-------- RECORDED INFORMATION

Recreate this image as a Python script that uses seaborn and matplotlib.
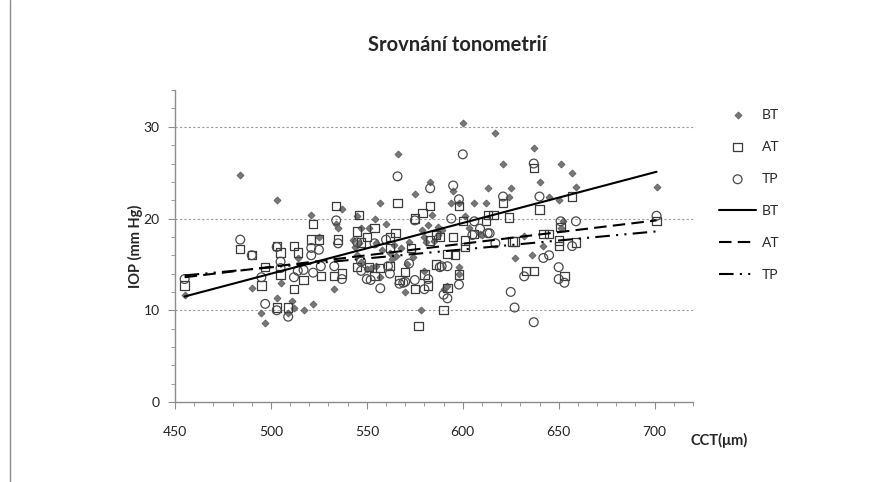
import seaborn as sns
import matplotlib.pyplot as plt
from matplotlib.ticker import MultipleLocator
from matplotlib.lines import Line2D

sns.set_style("white")
plt.rcParams['font.family'] = ['Lato', 'DejaVu Sans']

# BT (diamonds)
bt_cct = [455, 484, 490, 495, 497, 503, 503, 505, 509, 511, 512, 514, 517, 521, 522,
          525, 533, 534, 535, 537, 543, 544, 545, 545, 546, 547, 547, 550, 551, 552,
          554, 555, 555, 557, 557, 558, 560, 562, 563, 564, 565, 566, 568, 570, 571,
          572, 574, 575, 578, 579, 580, 580, 581, 582, 583, 584, 585, 587, 587, 589,
          590, 592, 594, 595, 598, 598, 598, 600, 601, 603, 606, 609, 610, 612, 613,
          617, 621, 624, 625, 627, 632, 636, 637, 640, 642, 645, 650, 651, 651, 652,
          657, 659, 701]
bt_iop = [11.7, 24.7, 12.4, 9.7, 8.6, 22.0, 11.3, 13.0, 9.7, 11.0, 10.3, 15.7, 10.0, 20.4, 10.7,
          18.0, 12.3, 19.4, 19.0, 21.0, 17.7, 16.9, 20.3, 16.0, 17.3, 19.0, 15.3, 14.5, 19.0, 14.6,
          20.0, 17.3, 14.8, 21.7, 13.6, 16.6, 19.4, 16.2, 15.6, 17.1, 15.9, 27.0, 16.8, 12.0, 15.0,
          17.4, 15.8, 22.7, 10.0, 18.8, 18.0, 14.3, 17.4, 19.3, 24.0, 20.4, 17.6, 19.1, 18.2, 18.8,
          12.3, 12.6, 21.7, 23.0, 21.7, 14.7, 14.0, 30.4, 20.3, 19.0, 21.7, 18.3, 18.2, 21.7, 23.3,
          29.3, 26.0, 22.3, 23.3, 15.7, 18.1, 16.0, 27.7, 24.0, 17.0, 22.3, 22.0, 26.0, 19.0, 19.7,
          25.0, 23.4, 23.4]

# AT (squares)
at_cct = [455, 484, 490, 495, 497, 503, 505, 505, 503, 509, 512, 512, 514, 517, 521,
          522, 525, 526, 533, 534, 535, 537, 545, 546, 545, 547, 550, 551, 554, 554,
          557, 562, 562, 562, 565, 566, 567, 570, 573, 575, 575, 577, 579, 580, 582,
          583, 583, 586, 586, 588, 590, 592, 592, 595, 596, 598, 598, 600, 601, 601,
          606, 612, 613, 616, 621, 624, 626, 627, 633, 637, 637, 640, 642, 645, 650,
          650, 651, 653, 657, 659, 701]
at_iop = [12.7, 16.7, 16.0, 12.7, 14.7, 17.0, 16.3, 13.9, 10.3, 10.3, 17.0, 12.3, 16.3, 13.3, 17.7,
          19.4, 17.7, 13.7, 13.7, 21.4, 17.7, 14.0, 18.6, 20.4, 14.7, 17.4, 18.0, 14.7, 19.0, 13.7,
          14.6, 18.0, 16.8, 14.8, 18.4, 21.7, 13.3, 14.2, 16.8, 20.0, 12.3, 8.3, 20.6, 13.9, 12.7,
          21.4, 17.6, 15.0, 18.2, 18.0, 10.0, 16.1, 12.4, 18.0, 16.0, 21.4, 13.9, 19.7, 16.9, 17.6,
          18.3, 19.7, 20.4, 20.4, 21.7, 20.1, 17.5, 17.5, 14.3, 14.3, 25.5, 21.0, 18.3, 18.3, 17.6,
          17.0, 19.1, 13.7, 22.4, 17.4, 19.7]

# TP (circles)
tp_cct = [455, 484, 490, 495, 497, 503, 503, 505, 505, 509, 512, 514, 517, 521, 521,
          522, 525, 526, 533, 534, 535, 537, 545, 547, 547, 550, 552, 554, 557, 560,
          561, 562, 566, 567, 569, 570, 572, 575, 575, 580, 582, 583, 588, 589, 590,
          592, 592, 594, 595, 598, 598, 600, 605, 606, 609, 613, 614, 617, 621, 625,
          627, 632, 637, 637, 640, 642, 645, 650, 650, 651, 653, 657, 659, 701]
tp_iop = [13.4, 17.7, 16.0, 13.6, 10.7, 16.9, 10.0, 15.3, 14.6, 9.3, 13.6, 14.3, 14.4, 16.8, 16.0,
          14.1, 16.6, 14.8, 14.8, 19.8, 17.3, 13.4, 17.4, 14.3, 15.3, 13.4, 13.3, 17.3, 12.4, 17.7,
          14.8, 14.0, 24.6, 12.9, 13.0, 13.1, 15.1, 13.3, 19.8, 12.3, 13.4, 23.3, 14.7, 14.8, 11.7,
          14.8, 11.3, 20.0, 23.6, 22.1, 12.8, 27.0, 18.2, 19.7, 18.9, 18.4, 18.4, 17.3, 22.4, 12.0,
          10.3, 13.7, 26.0, 8.7, 22.4, 15.7, 16.0, 14.7, 13.4, 19.7, 13.0, 17.0, 19.7, 20.3]

# linear trends (end points)
trend_cct = [455, 701]
bt_trend = [11.5, 25.1]
at_trend = [13.6, 19.8]
tp_trend = [13.8, 18.6]


def main():
    fig = plt.figure(figsize=(8.93, 4.82), dpi=100)
    ax = fig.add_axes([0.196, 0.166, 0.580, 0.647])

    sns.scatterplot(x=bt_cct, y=bt_iop, marker='D', s=13, color='#777777',
                    edgecolor='#555555', linewidth=0.5, label='BT', ax=ax, zorder=3)
    sns.scatterplot(x=at_cct, y=at_iop, marker='s', s=36, facecolor='none',
                    edgecolor='#3a3a3a', linewidth=0.9, label='AT', ax=ax, zorder=3)
    sns.scatterplot(x=tp_cct, y=tp_iop, marker='o', s=40, facecolor='none',
                    edgecolor='#4a4a4a', linewidth=0.9, label='TP', ax=ax, zorder=3)

    sns.lineplot(x=trend_cct, y=bt_trend, color='black', lw=1.5, label='BT', ax=ax, zorder=4)
    sns.lineplot(x=trend_cct, y=at_trend, color='black', lw=1.5, label='AT', ax=ax, zorder=4,
                 dashes=False, linestyle=(0, (6, 3)))
    sns.lineplot(x=trend_cct, y=tp_trend, color='black', lw=1.5, label='TP', ax=ax, zorder=4,
                 linestyle=(0, (7, 3, 1, 3, 1, 3)))

    ax.set_xlim(450, 720)
    ax.set_ylim(0, 34)
    ax.xaxis.set_major_locator(MultipleLocator(50))
    ax.xaxis.set_minor_locator(MultipleLocator(10))
    ax.yaxis.set_major_locator(MultipleLocator(10))
    ax.yaxis.set_minor_locator(MultipleLocator(2))
    ax.tick_params(axis='both', which='both', direction='out', color='#8c8c8c',
                   left=True, bottom=True)
    ax.tick_params(axis='both', which='major', length=5, labelsize=10, labelcolor='#222222')
    ax.tick_params(axis='both', which='minor', length=3)
    ax.tick_params(axis='x', pad=12)
    ax.tick_params(axis='y', pad=6)

    for sp in ['top', 'right']:
        ax.spines[sp].set_visible(False)
    for sp in ['left', 'bottom']:
        ax.spines[sp].set_color('#8c8c8c')
        ax.spines[sp].set_linewidth(1)

    ax.grid(False)
    for yv in [10, 20, 30]:
        ax.axhline(yv, color='#9a9a9a', ls=(0, (2, 2)), lw=0.8, zorder=1)

    ax.set_ylabel('IOP (mm Hg)', fontsize=10.5, fontweight='bold')
    ax.yaxis.set_label_coords(-0.062, 0.5)
    ax.set_xlabel('CCT(μm)', fontsize=10.5, fontweight='bold', ha='left', va='center')
    ax.xaxis.set_label_coords(0.996, -0.122)

    fig.text(0.512, 0.907, 'Srovnání tonometrií', ha='center', va='center',
             fontsize=14.5, fontweight='bold')

    ax.legend(loc='upper left', bbox_to_anchor=(0.791, 0.80),
              bbox_transform=fig.transFigure, frameon=False, fontsize=10,
              labelspacing=1.44, handlelength=2.7, handletextpad=0.4,
              scatterpoints=1)

    fig.add_artist(Line2D([0.011, 0.011], [0, 1], color='#8c8c8c', lw=1,
                          transform=fig.transFigure))

    fig.savefig('out.png', dpi=100)


if __name__ == "__main__":
    main()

----------------

- **WHAT NEEDS TO BE DONE**
Go from the first line of the data above to the line containing "plt.rcParams['font.family'] = ['Lato', 'DejaVu" and retype exactly those lines, both included, but none of the pictures.

- **RESULT**
Recreate this image as a Python script that uses seaborn and matplotlib.
import seaborn as sns
import matplotlib.pyplot as plt
from matplotlib.ticker import MultipleLocator
from matplotlib.lines import Line2D

sns.set_style("white")
plt.rcParams['font.family'] = ['Lato', 'DejaVu Sans']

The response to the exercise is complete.